Dear Michael,
> I have a study where seven
> subjects were scanned 8 times, twice in each of 4 mood conditions: rest,
> induced negative mood, induced positive mood, and induced neutral mood.
> The order of presentation of the mood conditions was randomized across
> subjects (with the caveat that the two presentations of each mood
> condition
> were adjacent). In each condition, subjects rated their mood
> (essentiallly
> how positive or negative it was).
>
> I have already done the straightforward subtractions comparing the
> different mood conditions. However, this approach implicitly assumes that
> each subject reacted identically to the mood manipulation conditions,
> which
> isn't the case. What I would like to do is, instead of treating condition
> as a categorical proxy for mood, to correlate activity with the mood
> ratings directly.
>
> To do this, I have used "Multiple subjects: covariates only", selecting
> the
> images of each subject, and then entering the 56 ratings (7 subjects X 8
> conditions) as a single covariate vector (with the ratings corresponding
> to
> the appropriate image, of course). But from here I'm a bit flummoxed as
> to
> what would be the appropriate settings for the other options.
>
I'm assuming you are referring to the questions relating to the type
of interaction and centering of your covariate, because the other options
(global normalisation and thresholding) are the same for both analyses.

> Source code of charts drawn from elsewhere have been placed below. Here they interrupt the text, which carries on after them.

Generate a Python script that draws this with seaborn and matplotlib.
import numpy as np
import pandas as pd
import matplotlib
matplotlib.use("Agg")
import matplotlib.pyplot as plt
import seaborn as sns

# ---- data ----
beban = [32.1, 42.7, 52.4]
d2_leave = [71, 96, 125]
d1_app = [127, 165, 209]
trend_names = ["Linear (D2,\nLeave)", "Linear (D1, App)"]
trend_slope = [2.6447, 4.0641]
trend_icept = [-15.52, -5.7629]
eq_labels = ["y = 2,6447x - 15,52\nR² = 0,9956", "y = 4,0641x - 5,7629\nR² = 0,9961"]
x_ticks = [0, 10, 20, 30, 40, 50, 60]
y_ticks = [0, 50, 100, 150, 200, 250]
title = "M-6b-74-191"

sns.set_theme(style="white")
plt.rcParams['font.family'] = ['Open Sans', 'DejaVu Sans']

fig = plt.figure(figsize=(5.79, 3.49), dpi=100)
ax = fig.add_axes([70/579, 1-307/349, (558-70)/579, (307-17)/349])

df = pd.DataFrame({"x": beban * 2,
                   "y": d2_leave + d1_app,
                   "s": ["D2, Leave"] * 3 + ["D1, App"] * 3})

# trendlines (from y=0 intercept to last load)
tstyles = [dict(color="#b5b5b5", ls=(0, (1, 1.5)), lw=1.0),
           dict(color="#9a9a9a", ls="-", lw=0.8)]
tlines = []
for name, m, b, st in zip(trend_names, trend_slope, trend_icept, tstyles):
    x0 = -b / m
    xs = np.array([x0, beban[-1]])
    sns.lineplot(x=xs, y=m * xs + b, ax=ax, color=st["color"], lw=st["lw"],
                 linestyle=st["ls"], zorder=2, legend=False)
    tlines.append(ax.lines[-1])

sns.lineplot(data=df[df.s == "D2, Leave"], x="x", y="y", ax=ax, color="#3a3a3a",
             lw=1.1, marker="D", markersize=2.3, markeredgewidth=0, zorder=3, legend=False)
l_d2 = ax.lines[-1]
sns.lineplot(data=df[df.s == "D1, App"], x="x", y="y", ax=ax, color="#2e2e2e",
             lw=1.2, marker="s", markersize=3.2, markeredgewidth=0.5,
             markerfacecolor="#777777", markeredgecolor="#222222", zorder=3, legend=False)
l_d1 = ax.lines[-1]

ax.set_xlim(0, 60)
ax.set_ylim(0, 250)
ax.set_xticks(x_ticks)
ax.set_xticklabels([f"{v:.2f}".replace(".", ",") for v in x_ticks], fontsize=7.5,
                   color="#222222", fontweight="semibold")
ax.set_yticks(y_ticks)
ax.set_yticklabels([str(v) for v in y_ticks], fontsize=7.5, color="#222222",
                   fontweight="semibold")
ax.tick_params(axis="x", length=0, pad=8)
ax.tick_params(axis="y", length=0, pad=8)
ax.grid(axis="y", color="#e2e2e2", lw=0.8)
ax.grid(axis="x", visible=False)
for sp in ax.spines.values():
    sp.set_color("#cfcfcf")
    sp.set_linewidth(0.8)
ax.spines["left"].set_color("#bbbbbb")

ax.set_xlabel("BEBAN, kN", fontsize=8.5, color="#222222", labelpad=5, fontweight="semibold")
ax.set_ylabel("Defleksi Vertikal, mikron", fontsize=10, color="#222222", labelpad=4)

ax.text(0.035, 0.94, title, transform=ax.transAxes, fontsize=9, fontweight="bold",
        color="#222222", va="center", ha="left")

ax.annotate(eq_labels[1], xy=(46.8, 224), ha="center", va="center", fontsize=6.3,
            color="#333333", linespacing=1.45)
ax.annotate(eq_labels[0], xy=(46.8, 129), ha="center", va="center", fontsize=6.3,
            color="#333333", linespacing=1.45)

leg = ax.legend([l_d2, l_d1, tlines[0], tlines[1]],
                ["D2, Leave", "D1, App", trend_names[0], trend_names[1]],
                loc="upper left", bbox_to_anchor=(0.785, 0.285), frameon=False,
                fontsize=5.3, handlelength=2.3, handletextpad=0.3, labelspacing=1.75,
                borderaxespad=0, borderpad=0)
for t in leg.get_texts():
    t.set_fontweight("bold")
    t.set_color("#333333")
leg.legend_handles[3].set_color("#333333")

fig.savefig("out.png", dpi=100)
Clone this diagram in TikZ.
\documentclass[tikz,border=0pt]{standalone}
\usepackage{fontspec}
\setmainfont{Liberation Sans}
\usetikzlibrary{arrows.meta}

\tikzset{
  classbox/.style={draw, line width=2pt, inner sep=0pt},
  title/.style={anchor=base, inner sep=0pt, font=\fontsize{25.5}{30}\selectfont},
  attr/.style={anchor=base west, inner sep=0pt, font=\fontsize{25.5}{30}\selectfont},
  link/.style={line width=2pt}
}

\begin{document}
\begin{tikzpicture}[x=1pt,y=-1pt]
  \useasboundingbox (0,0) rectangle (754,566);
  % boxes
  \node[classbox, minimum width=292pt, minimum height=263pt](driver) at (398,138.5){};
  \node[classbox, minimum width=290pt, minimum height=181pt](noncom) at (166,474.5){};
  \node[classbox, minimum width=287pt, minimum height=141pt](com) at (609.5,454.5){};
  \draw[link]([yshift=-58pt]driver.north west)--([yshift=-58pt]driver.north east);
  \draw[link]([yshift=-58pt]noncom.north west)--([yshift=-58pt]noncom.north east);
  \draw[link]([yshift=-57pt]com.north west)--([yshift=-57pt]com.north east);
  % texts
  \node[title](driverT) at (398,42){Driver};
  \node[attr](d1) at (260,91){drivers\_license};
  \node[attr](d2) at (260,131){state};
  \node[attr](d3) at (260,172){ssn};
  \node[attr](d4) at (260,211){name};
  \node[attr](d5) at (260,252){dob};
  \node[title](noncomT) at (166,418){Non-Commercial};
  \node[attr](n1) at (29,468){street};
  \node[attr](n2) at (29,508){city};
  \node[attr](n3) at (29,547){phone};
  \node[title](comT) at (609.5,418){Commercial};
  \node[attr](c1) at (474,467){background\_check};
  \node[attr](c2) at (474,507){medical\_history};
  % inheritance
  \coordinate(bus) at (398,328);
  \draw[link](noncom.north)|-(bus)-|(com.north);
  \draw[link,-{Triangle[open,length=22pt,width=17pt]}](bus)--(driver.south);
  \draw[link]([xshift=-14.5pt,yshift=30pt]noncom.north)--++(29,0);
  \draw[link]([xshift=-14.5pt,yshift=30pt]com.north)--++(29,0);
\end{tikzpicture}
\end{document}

Given the usually large variability in these subjective one-item ratings of
clinically similar mood states, you might consider the 'cov x subject'
interaction option, and choose 'centering around subject mean', even though
that uses up 6 more d.f.'s.
> I'm also
> assuming that specifying 1 for the contrast to get positive correlations
> and -1 to get negative correlations is what I want, but I'm not sure.
>
That is correct if you select 'no interaction'. When you model
subject x cov interactions, group effects are defined by '1 1 1 1 1 1 1' and
'-1 -1 -1 -1 -1 -1 -1', respectively.